_Records to process_:

___

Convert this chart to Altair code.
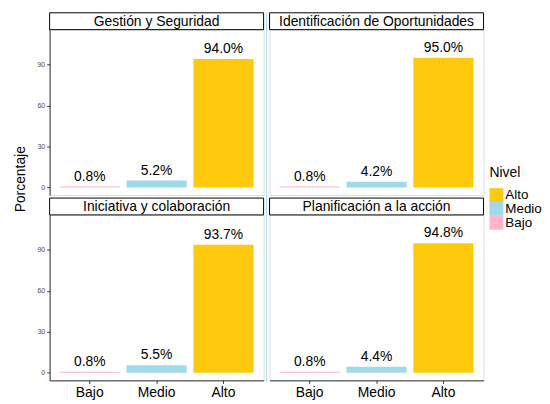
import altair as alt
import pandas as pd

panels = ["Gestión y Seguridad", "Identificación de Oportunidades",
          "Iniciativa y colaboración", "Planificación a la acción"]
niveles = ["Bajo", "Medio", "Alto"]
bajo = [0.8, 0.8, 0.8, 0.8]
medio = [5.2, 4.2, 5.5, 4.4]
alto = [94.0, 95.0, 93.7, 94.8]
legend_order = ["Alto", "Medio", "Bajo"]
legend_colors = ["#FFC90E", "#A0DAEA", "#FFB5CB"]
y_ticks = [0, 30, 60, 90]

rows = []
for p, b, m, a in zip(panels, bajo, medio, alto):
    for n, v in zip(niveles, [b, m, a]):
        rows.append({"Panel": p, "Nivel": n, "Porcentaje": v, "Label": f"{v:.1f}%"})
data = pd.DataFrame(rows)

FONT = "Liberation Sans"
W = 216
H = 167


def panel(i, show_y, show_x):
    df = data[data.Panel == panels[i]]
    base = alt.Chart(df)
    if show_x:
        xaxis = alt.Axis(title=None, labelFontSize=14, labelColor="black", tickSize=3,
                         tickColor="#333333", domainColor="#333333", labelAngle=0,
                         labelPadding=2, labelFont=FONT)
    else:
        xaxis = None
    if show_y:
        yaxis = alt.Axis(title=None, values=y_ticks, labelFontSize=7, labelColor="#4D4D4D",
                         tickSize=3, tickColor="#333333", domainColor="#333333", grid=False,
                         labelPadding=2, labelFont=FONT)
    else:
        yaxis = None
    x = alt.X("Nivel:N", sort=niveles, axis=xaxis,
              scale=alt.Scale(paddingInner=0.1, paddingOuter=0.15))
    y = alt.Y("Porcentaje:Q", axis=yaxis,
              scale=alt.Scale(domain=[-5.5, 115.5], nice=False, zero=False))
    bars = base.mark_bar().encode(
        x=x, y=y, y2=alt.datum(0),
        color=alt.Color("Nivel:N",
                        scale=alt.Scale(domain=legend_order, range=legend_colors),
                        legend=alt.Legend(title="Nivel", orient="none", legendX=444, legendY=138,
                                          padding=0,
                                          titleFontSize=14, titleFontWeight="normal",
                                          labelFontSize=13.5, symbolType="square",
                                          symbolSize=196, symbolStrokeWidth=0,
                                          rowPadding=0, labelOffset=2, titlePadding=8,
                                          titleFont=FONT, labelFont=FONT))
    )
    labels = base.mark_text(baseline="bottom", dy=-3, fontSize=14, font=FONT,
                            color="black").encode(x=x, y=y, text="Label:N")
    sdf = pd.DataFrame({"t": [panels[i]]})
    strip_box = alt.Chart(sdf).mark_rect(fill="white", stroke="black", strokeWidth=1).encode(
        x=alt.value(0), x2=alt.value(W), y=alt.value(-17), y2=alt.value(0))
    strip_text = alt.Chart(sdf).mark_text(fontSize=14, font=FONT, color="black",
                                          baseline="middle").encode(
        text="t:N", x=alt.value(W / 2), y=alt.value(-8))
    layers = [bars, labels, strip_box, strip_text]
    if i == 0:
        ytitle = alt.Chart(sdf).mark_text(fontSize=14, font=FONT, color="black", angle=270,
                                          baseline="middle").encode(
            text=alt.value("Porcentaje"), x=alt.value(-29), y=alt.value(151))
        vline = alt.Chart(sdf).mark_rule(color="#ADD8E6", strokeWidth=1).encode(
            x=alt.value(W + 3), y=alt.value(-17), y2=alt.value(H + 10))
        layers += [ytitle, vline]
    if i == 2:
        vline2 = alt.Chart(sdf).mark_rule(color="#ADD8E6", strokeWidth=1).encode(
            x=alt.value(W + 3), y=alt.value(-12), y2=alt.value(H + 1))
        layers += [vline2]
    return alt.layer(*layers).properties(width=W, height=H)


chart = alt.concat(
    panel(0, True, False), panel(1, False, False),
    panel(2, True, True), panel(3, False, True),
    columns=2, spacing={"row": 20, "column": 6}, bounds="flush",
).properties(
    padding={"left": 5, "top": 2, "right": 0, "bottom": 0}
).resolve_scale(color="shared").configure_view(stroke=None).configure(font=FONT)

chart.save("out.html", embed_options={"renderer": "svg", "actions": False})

___

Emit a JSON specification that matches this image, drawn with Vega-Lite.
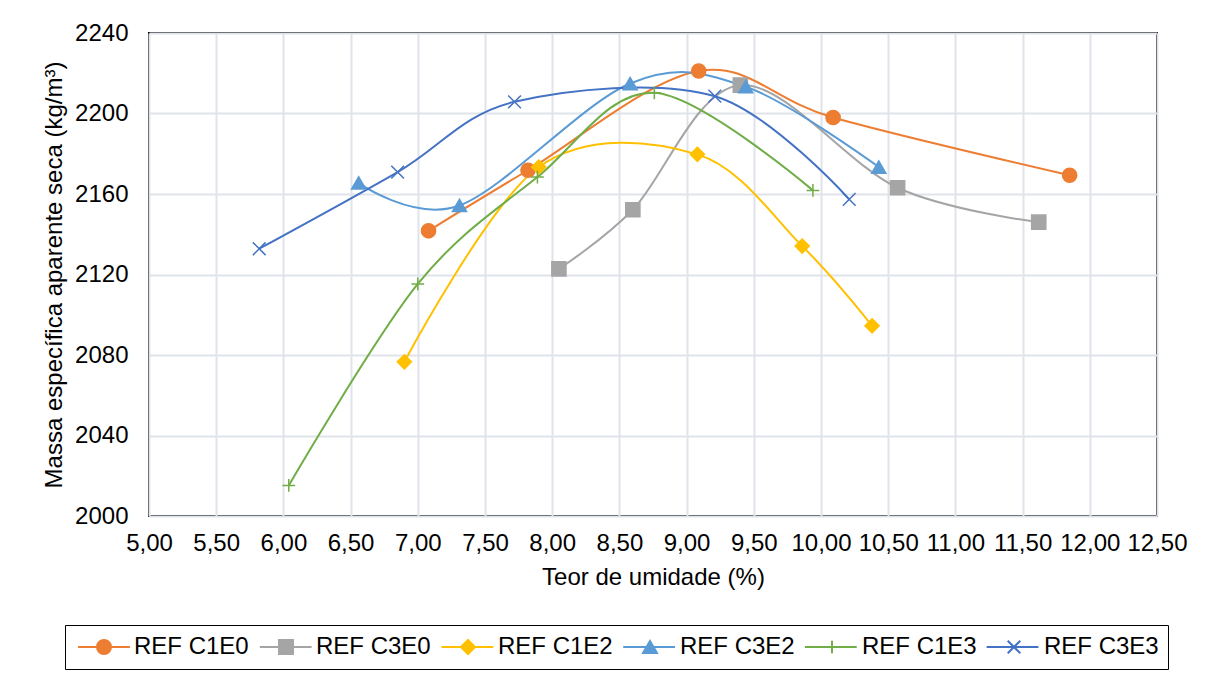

___

Working from the entries above, reproduce exactly and only the lines beginning with the line that has "Convert this chart to Altair code." and ending with the line that has "import pandas as pd"; omit all pictures.

Convert this chart to Altair code.
import altair as alt
import pandas as pd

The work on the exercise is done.